Hello list,
I'm trying to inject my own filter into "seqdirectory" so I can use a .json
file in the format {"docid": "text", } as input. I understand that a custom
filter can be specified as -filter, replacing the default
PrefixAdditionFilter.
However, when I put what I thought was a json-reading filter in the
dependancies as MahoutFilter.JsonFilter, it read the whole json file up
with the file's path as the key and the whole json file as the value - that
is, exactly as if the default filter were working.
Command for that: mahout seqdirectory -o test_json -i json_stems.json
-filter MahoutFilter.JsonFilter -ow
(MahoutFilter.JsonFilter is the whole classpath.)

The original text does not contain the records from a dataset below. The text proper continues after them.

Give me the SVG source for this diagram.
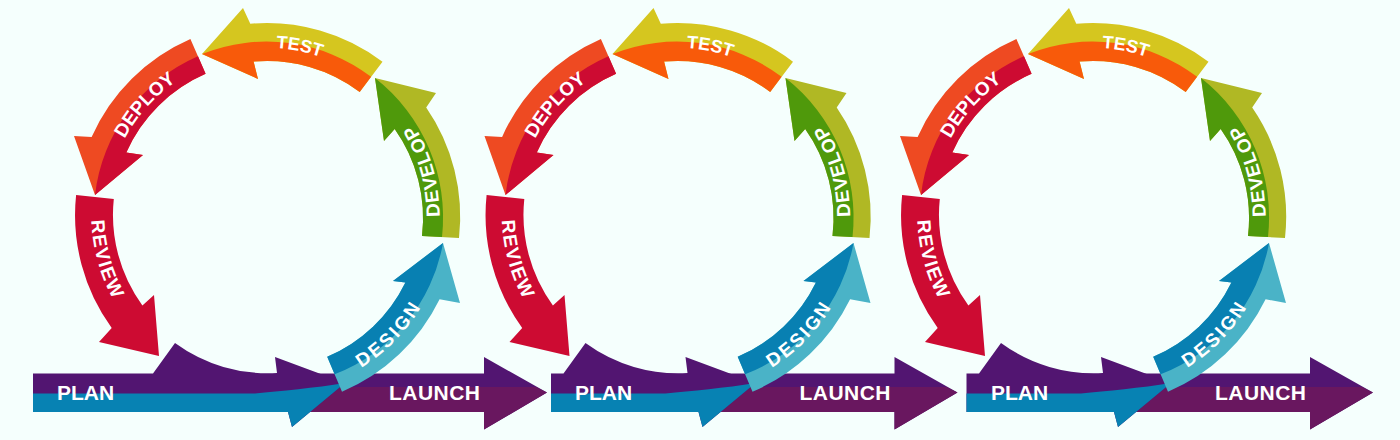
<svg xmlns="http://www.w3.org/2000/svg" xmlns:xlink="http://www.w3.org/1999/xlink" width="1400" height="440" viewBox="0 0 1400 440">
<style>
.lbl{font-family:"Liberation Sans",Arial,sans-serif;font-weight:bold;fill:#ffffff;}
.ring{font-size:19px;}
.small{font-size:18px;}
.bar{font-size:21px;}
.yellow{fill:#D5C61F}.orange{fill:#F85A0A}.redorange{fill:#EE4A22}.crimson{fill:#CD0B32}
.lime{fill:#B0B824}.green{fill:#4F990B}.lightblue{fill:#4AB3C7}.darkblue{fill:#0880B2}
.purple{fill:#521571}.blue{fill:#0782B3}.launchlow{fill:#69175F}
</style>
<defs>
<path id="test-full" d="M382.5,61.7 A192,192 0 0 0 250.3,23.7 L243,8 L202,54 L258,79 L253.6,61.6 A154,154 0 0 1 359.7,92 Z"/>
<path id="test-inner" d="M202,54 L258,79 L253.6,61.6 A154,154 0 0 1 359.7,92 L371.1,76.8 A173,173 0 0 0 202,54 Z"/>
<path id="deploy-full" d="M190.4,38.9 A192,192 0 0 0 91.6,136.9 L74,136 L95,195 L143,155 L126.3,152.4 A154,154 0 0 1 205.6,73.8 Z"/>
<path id="deploy-inner" d="M198,56.3 A173,173 0 0 0 95,195 L143,155 L126.3,152.4 A154,154 0 0 1 205.6,73.8 Z"/>
<path id="review-full" d="M76.1,194.9 A192,192 0 0 0 111.7,327.9 L99,342 L159,356 L154,295 L142.4,305.5 A154,154 0 0 1 113.8,198.9 Z"/>
<path id="develop-full" d="M459,238 A192,192 0 0 0 426.2,107.6 L436,93 L375,78 L384,141 L394.7,128.9 A154,154 0 0 1 422,236 Z"/>
<path id="develop-inner" d="M375,78 L384,141 L394.7,128.9 A154,154 0 0 1 422,236 L442,237 A177,177 0 0 0 375,78 Z"/>
<path id="design-full" d="M342,391.7 A192,192 0 0 0 439.6,299.2 L460,303 L443,243 L393,281 L405.4,282.5 A154,154 0 0 1 327.2,356.8 Z"/>
<path id="design-inner" d="M443,243 L393,281 L405.4,282.5 A154,154 0 0 1 327.2,356.8 L334.6,374.2 A173,173 0 0 0 443,243 Z"/>
<path id="launch-full" d="M300,373.5 L484,373.5 L484,357 L547,392.5 L484,429.5 L484,412 L300,412 Z"/>
<path id="launch-low" d="M300,387 L536,387 L547,392.5 L484,429.5 L484,412 L300,412 Z"/>
<path id="arc-test" d="M186,68.9 A167,167 0 0 1 396.8,109.9" fill="none"/>
<path id="arc-deploy" d="M105.6,209.4 A161.5,161.5 0 0 1 244.5,55.1" fill="none"/>
<path id="arc-review" d="M107.4,141.9 A175.5,175.5 0 0 0 167.4,359.5" fill="none"/>
<path id="arc-develop" d="M424.2,286 A172.5,172.5 0 0 0 364.2,72.5" fill="none"/>
<path id="arc-design" d="M284.8,393.6 A179.5,179.5 0 0 0 446,228.5" fill="none"/>
</defs>
<rect width="1400" height="440" fill="#F5FFFD"/>

<g id="cycle-1">
  <g id="launch-1"><use href="#launch-full" class="purple"/><use href="#launch-low" class="launchlow"/>
    <text class="lbl bar" x="389" y="400" textLength="91" lengthAdjust="spacing">LAUNCH</text></g>
  <g id="plan-1">
    <path class="purple" d="M33,373.5 L153,373.5 L175,343 A157,157 0 0 0 277,373 L275,357 L345,383 L292,427 L288,412 L33,412 Z"/>
    <path class="blue" d="M33,393.5 L255,393.5 C280,391 315,388 345,383 L292,427 L288,412 L33,412 Z"/>
    <text class="lbl bar" x="57" y="400">PLAN</text></g>
  <g id="review-1"><use href="#review-full" class="crimson"/>
    <text class="lbl ring" letter-spacing="1.5"><textPath href="#arc-review" startOffset="50%" text-anchor="middle">REVIEW</textPath></text></g>
  <g id="deploy-1"><use href="#deploy-full" class="redorange"/><use href="#deploy-inner" class="crimson"/>
    <text class="lbl ring" letter-spacing="0"><textPath href="#arc-deploy" startOffset="50%" text-anchor="middle">DEPLOY</textPath></text></g>
  <g id="test-1"><use href="#test-full" class="yellow"/><use href="#test-inner" class="orange"/>
    <text class="lbl small" letter-spacing="0"><textPath href="#arc-test" startOffset="50%" text-anchor="middle">TEST</textPath></text></g>
  <g id="develop-1"><use href="#develop-full" class="lime"/><use href="#develop-inner" class="green"/>
    <text class="lbl ring" letter-spacing="1"><textPath href="#arc-develop" startOffset="50%" text-anchor="middle">DEVELOP</textPath></text></g>
  <g id="design-1"><use href="#design-full" class="lightblue"/><use href="#design-inner" class="darkblue"/>
    <text class="lbl ring" letter-spacing="2.5"><textPath href="#arc-design" startOffset="50%" text-anchor="middle">DESIGN</textPath></text></g>
</g>

<g id="cycle-2" transform="translate(410.5,0)">
  <g id="launch-2"><use href="#launch-full" class="purple"/><use href="#launch-low" class="launchlow"/>
    <text class="lbl bar" x="389" y="400" textLength="91" lengthAdjust="spacing">LAUNCH</text></g>
  <g id="plan-2">
    <path class="purple" d="M140.5,373.5 L153,373.5 L175,343 A157,157 0 0 0 277,373 L275,357 L345,383 L292,427 L288,412 L140.5,412 Z"/>
    <path class="blue" d="M140.5,393.5 L255,393.5 C280,391 315,388 345,383 L292,427 L288,412 L140.5,412 Z"/>
    <text class="lbl bar" x="164.5" y="400">PLAN</text></g>
  <g id="review-2"><use href="#review-full" class="crimson"/>
    <text class="lbl ring" letter-spacing="1.5"><textPath href="#arc-review" startOffset="50%" text-anchor="middle">REVIEW</textPath></text></g>
  <g id="deploy-2"><use href="#deploy-full" class="redorange"/><use href="#deploy-inner" class="crimson"/>
    <text class="lbl ring" letter-spacing="0"><textPath href="#arc-deploy" startOffset="50%" text-anchor="middle">DEPLOY</textPath></text></g>
  <g id="test-2"><use href="#test-full" class="yellow"/><use href="#test-inner" class="orange"/>
    <text class="lbl small" letter-spacing="0"><textPath href="#arc-test" startOffset="50%" text-anchor="middle">TEST</textPath></text></g>
  <g id="develop-2"><use href="#develop-full" class="lime"/><use href="#develop-inner" class="green"/>
    <text class="lbl ring" letter-spacing="1"><textPath href="#arc-develop" startOffset="50%" text-anchor="middle">DEVELOP</textPath></text></g>
  <g id="design-2"><use href="#design-full" class="lightblue"/><use href="#design-inner" class="darkblue"/>
    <text class="lbl ring" letter-spacing="2.5"><textPath href="#arc-design" startOffset="50%" text-anchor="middle">DESIGN</textPath></text></g>
</g>

<g id="cycle-3" transform="translate(826,0)">
  <g id="launch-3"><use href="#launch-full" class="purple"/><use href="#launch-low" class="launchlow"/>
    <text class="lbl bar" x="389" y="400" textLength="91" lengthAdjust="spacing">LAUNCH</text></g>
  <g id="plan-3">
    <path class="purple" d="M140.5,373.5 L153,373.5 L175,343 A157,157 0 0 0 277,373 L275,357 L345,383 L292,427 L288,412 L140.5,412 Z"/>
    <path class="blue" d="M140.5,393.5 L255,393.5 C280,391 315,388 345,383 L292,427 L288,412 L140.5,412 Z"/>
    <text class="lbl bar" x="165" y="400">PLAN</text></g>
  <g id="review-3"><use href="#review-full" class="crimson"/>
    <text class="lbl ring" letter-spacing="1.5"><textPath href="#arc-review" startOffset="50%" text-anchor="middle">REVIEW</textPath></text></g>
  <g id="deploy-3"><use href="#deploy-full" class="redorange"/><use href="#deploy-inner" class="crimson"/>
    <text class="lbl ring" letter-spacing="0"><textPath href="#arc-deploy" startOffset="50%" text-anchor="middle">DEPLOY</textPath></text></g>
  <g id="test-3"><use href="#test-full" class="yellow"/><use href="#test-inner" class="orange"/>
    <text class="lbl small" letter-spacing="0"><textPath href="#arc-test" startOffset="50%" text-anchor="middle">TEST</textPath></text></g>
  <g id="develop-3"><use href="#develop-full" class="lime"/><use href="#develop-inner" class="green"/>
    <text class="lbl ring" letter-spacing="1"><textPath href="#arc-develop" startOffset="50%" text-anchor="middle">DEVELOP</textPath></text></g>
  <g id="design-3"><use href="#design-full" class="lightblue"/><use href="#design-inner" class="darkblue"/>
    <text class="lbl ring" letter-spacing="2.5"><textPath href="#arc-design" startOffset="50%" text-anchor="middle">DESIGN</textPath></text></g>
</g>
</svg>
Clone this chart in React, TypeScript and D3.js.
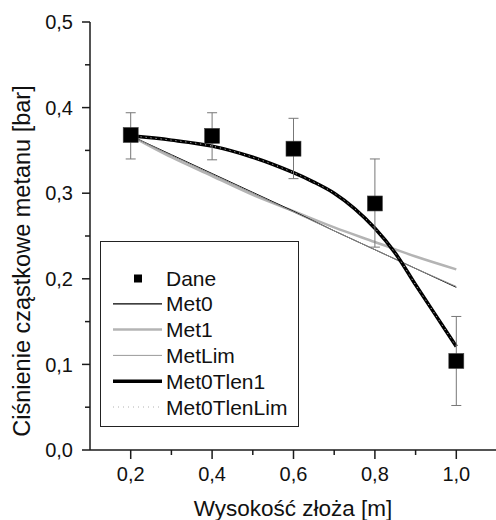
import React, { useEffect, useRef } from 'react';
import * as d3 from 'd3';

// measured data points (Dane) with error bars
const daneX = [0.2, 0.4, 0.6, 0.8, 1.0];
const daneY = [0.368, 0.367, 0.352, 0.288, 0.104];
const daneLo = [0.340, 0.339, 0.317, 0.237, 0.052];
const daneHi = [0.394, 0.394, 0.3875, 0.340, 0.156];

// model curves
const modelX = [0.2, 0.3, 0.4, 0.5, 0.6, 0.7, 0.8, 0.9, 1.0];
const met0 = [0.367, 0.345, 0.323, 0.301, 0.279, 0.256, 0.234, 0.212, 0.190];
const met1 = [0.367, 0.342, 0.320, 0.298, 0.279, 0.260, 0.243, 0.226, 0.211];
const metLim = [0.367, 0.344, 0.322, 0.300, 0.278, 0.256, 0.234, 0.212, 0.191];

const tlenX = [0.2, 0.3, 0.4, 0.5, 0.6, 0.65, 0.7, 0.75, 0.8, 0.85, 0.9, 0.95, 1.0];
const met0Tlen1 = [0.367, 0.362, 0.355, 0.342, 0.324, 0.313, 0.300, 0.282, 0.259, 0.230, 0.193, 0.157, 0.121];
const met0TlenLim = [0.367, 0.362, 0.355, 0.342, 0.324, 0.313, 0.300, 0.282, 0.259, 0.230, 0.193, 0.157, 0.121];

const xTicks = [0.2, 0.4, 0.6, 0.8, 1.0];
const xMinor = [0.3, 0.5, 0.7, 0.9];
const yTicks = [0.0, 0.1, 0.2, 0.3, 0.4, 0.5];
const yMinor = [0.05, 0.15, 0.25, 0.35, 0.45];

const legendNames = ['Dane', 'Met0', 'Met1', 'MetLim', 'Met0Tlen1', 'Met0TlenLim'];

const FONT = '"Liberation Sans", Arial, sans-serif';

function Chart() {
  const svgRef = useRef(null);

  useEffect(() => {
    if (!svgRef.current) return;
    const svg = d3.select(svgRef.current);
    svg.selectAll('*').remove();

    const x = d3.scaleLinear().domain([0.1, 1.1]).range([90, 497]);
    const y = d3.scaleLinear().domain([0, 0.5]).range([450, 22]);
    const fmt = (v) => d3.format('.1f')(v).replace('.', ',');

    // axes
    const axis = svg.append('g').attr('stroke', '#1a1a1a').attr('stroke-width', 1.5);
    axis.append('line').attr('x1', x(0.1)).attr('x2', x(1.1)).attr('y1', y(0)).attr('y2', y(0));
    axis.append('line').attr('x1', x(0.1)).attr('x2', x(0.1)).attr('y1', y(0)).attr('y2', y(0.5));

    xTicks.forEach(t => axis.append('line').attr('x1', x(t)).attr('x2', x(t)).attr('y1', y(0)).attr('y2', y(0) + 9));
    xMinor.forEach(t => axis.append('line').attr('x1', x(t)).attr('x2', x(t)).attr('y1', y(0)).attr('y2', y(0) + 5));
    yTicks.forEach(t => axis.append('line').attr('x1', x(0.1) - 8).attr('x2', x(0.1)).attr('y1', y(t)).attr('y2', y(t)));
    yMinor.forEach(t => axis.append('line').attr('x1', x(0.1) - 5).attr('x2', x(0.1)).attr('y1', y(t)).attr('y2', y(t)));

    svg.append('g').selectAll('text').data(xTicks).join('text')
      .attr('x', d => x(d)).attr('y', 481)
      .attr('text-anchor', 'middle')
      .attr('font-family', FONT).attr('font-size', 20).attr('fill', '#111')
      .text(d => fmt(d));

    svg.append('g').selectAll('text').data(yTicks).join('text')
      .attr('x', 73).attr('y', d => y(d)).attr('dy', '0.36em')
      .attr('text-anchor', 'end')
      .attr('font-family', FONT).attr('font-size', 20).attr('fill', '#111')
      .text(d => fmt(d));

    svg.append('text')
      .attr('x', 293).attr('y', 516)
      .attr('text-anchor', 'middle')
      .attr('font-family', FONT).attr('font-size', 22.5).attr('fill', '#111')
      .text('Wysokość złoża [m]');

    svg.append('text')
      .attr('transform', 'translate(30,261) rotate(-90)')
      .attr('text-anchor', 'middle')
      .attr('font-family', FONT).attr('font-size', 23.5).attr('fill', '#111')
      .text('Ciśnienie cząstkowe metanu [bar]');

    // model lines
    const line = d3.line().x(d => x(d[0])).y(d => y(d[1]));
    const curved = d3.line().x(d => x(d[0])).y(d => y(d[1])).curve(d3.curveCatmullRom);
    const zipM = (vals) => modelX.map((v, i) => [v, vals[i]]);
    const zipT = (vals) => tlenX.map((v, i) => [v, vals[i]]);

    svg.append('path').datum(zipM(met1)).attr('d', curved)
      .attr('fill', 'none').attr('stroke', '#b4b4b4').attr('stroke-width', 2.5);
    svg.append('path').datum(zipM(met0)).attr('d', line)
      .attr('fill', 'none').attr('stroke', '#111').attr('stroke-width', 1);
    svg.append('path').datum(zipM(metLim)).attr('d', line)
      .attr('fill', 'none').attr('stroke', '#8a8a8a').attr('stroke-width', 1);
    svg.append('path').datum(zipT(met0Tlen1)).attr('d', curved)
      .attr('fill', 'none').attr('stroke', '#000').attr('stroke-width', 3.5);
    svg.append('path').datum(zipT(met0TlenLim)).attr('d', curved)
      .attr('fill', 'none').attr('stroke', '#cfcfcf').attr('stroke-width', 1)
      .attr('stroke-dasharray', '1,4');

    // error bars
    const eb = svg.append('g').attr('stroke', '#777').attr('stroke-width', 1);
    daneX.forEach((xv, i) => {
      eb.append('line').attr('x1', x(xv)).attr('x2', x(xv)).attr('y1', y(daneLo[i])).attr('y2', y(daneHi[i]));
      eb.append('line').attr('x1', x(xv) - 5).attr('x2', x(xv) + 5).attr('y1', y(daneLo[i])).attr('y2', y(daneLo[i]));
      eb.append('line').attr('x1', x(xv) - 5).attr('x2', x(xv) + 5).attr('y1', y(daneHi[i])).attr('y2', y(daneHi[i]));
    });

    // markers
    svg.append('g').selectAll('rect').data(daneX).join('rect')
      .attr('x', d => x(d) - 7.5).attr('y', (d, i) => y(daneY[i]) - 7.5)
      .attr('width', 15).attr('height', 15)
      .attr('fill', '#000').attr('stroke', '#444').attr('stroke-width', 0.6);

    // legend
    const lg = svg.append('g');
    lg.append('rect').attr('x', 100.5).attr('y', 241.5).attr('width', 198).attr('height', 185)
      .attr('fill', '#fff').attr('stroke', '#222').attr('stroke-width', 1);
    const rowY = (i) => 278 + i * 25.8;
    const styles = [
      null,
      { stroke: '#000', w: 1.2, dash: null },
      { stroke: '#b4b4b4', w: 2.5, dash: null },
      { stroke: '#9a9a9a', w: 1, dash: null },
      { stroke: '#000', w: 3.5, dash: null },
      { stroke: '#b0b0b0', w: 1, dash: '1,4' },
    ];
    legendNames.forEach((name, i) => {
      const cy = rowY(i);
      if (i === 0) {
        lg.append('rect').attr('x', 134).attr('y', cy - 3.5).attr('width', 8).attr('height', 8).attr('fill', '#000');
      } else {
        const s = styles[i];
        lg.append('line').attr('x1', 113).attr('x2', 162).attr('y1', cy).attr('y2', cy)
          .attr('stroke', s.stroke).attr('stroke-width', s.w)
          .attr('stroke-dasharray', s.dash);
      }
      lg.append('text').attr('x', 166).attr('y', cy).attr('dy', '0.36em')
        .attr('font-family', FONT).attr('font-size', 21).attr('fill', '#111')
        .text(name);
    });
  }, []);

  return <svg ref={svgRef} width={496} height={520} style={{ position: 'absolute', left: 0, top: 0, background: '#fff' }} />;
}

export default function App() {
  return <Chart />;
}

Then I tried putting my a filter name in there that definitely didn't exist:
mahout seqdirectory -o test_json -i json_stems.json -filter NoSuchFilter -ow
Once again, no exception thrown, and the default filter seems to have been
used. Still, it does recognize that it was given the argument:
Command line arguments: {--charset=[UTF-8], --chunkSize=[64], --endPhase=
[2147483647], --fileFilterClass=[NoSuchFilter], --input=[json_stems.json],
--keyPrefix=[], --method=[mapreduce], --output=[test_json],
--overwrite=null, --startPhase=[0], --tempDir=[temp]}
My take-away from this is:
1. When mahout does not find the filter specified, it uses the default.
Minimally, a user should be warned when their argument is ignored. Perhaps
I should document this in the jira.
2. Any ideas on helping mahout find my filter?
3. There was a csv filter up to 0.5 that also would have done the trick
here - any reason it's no longer included?
Thanks,
Liz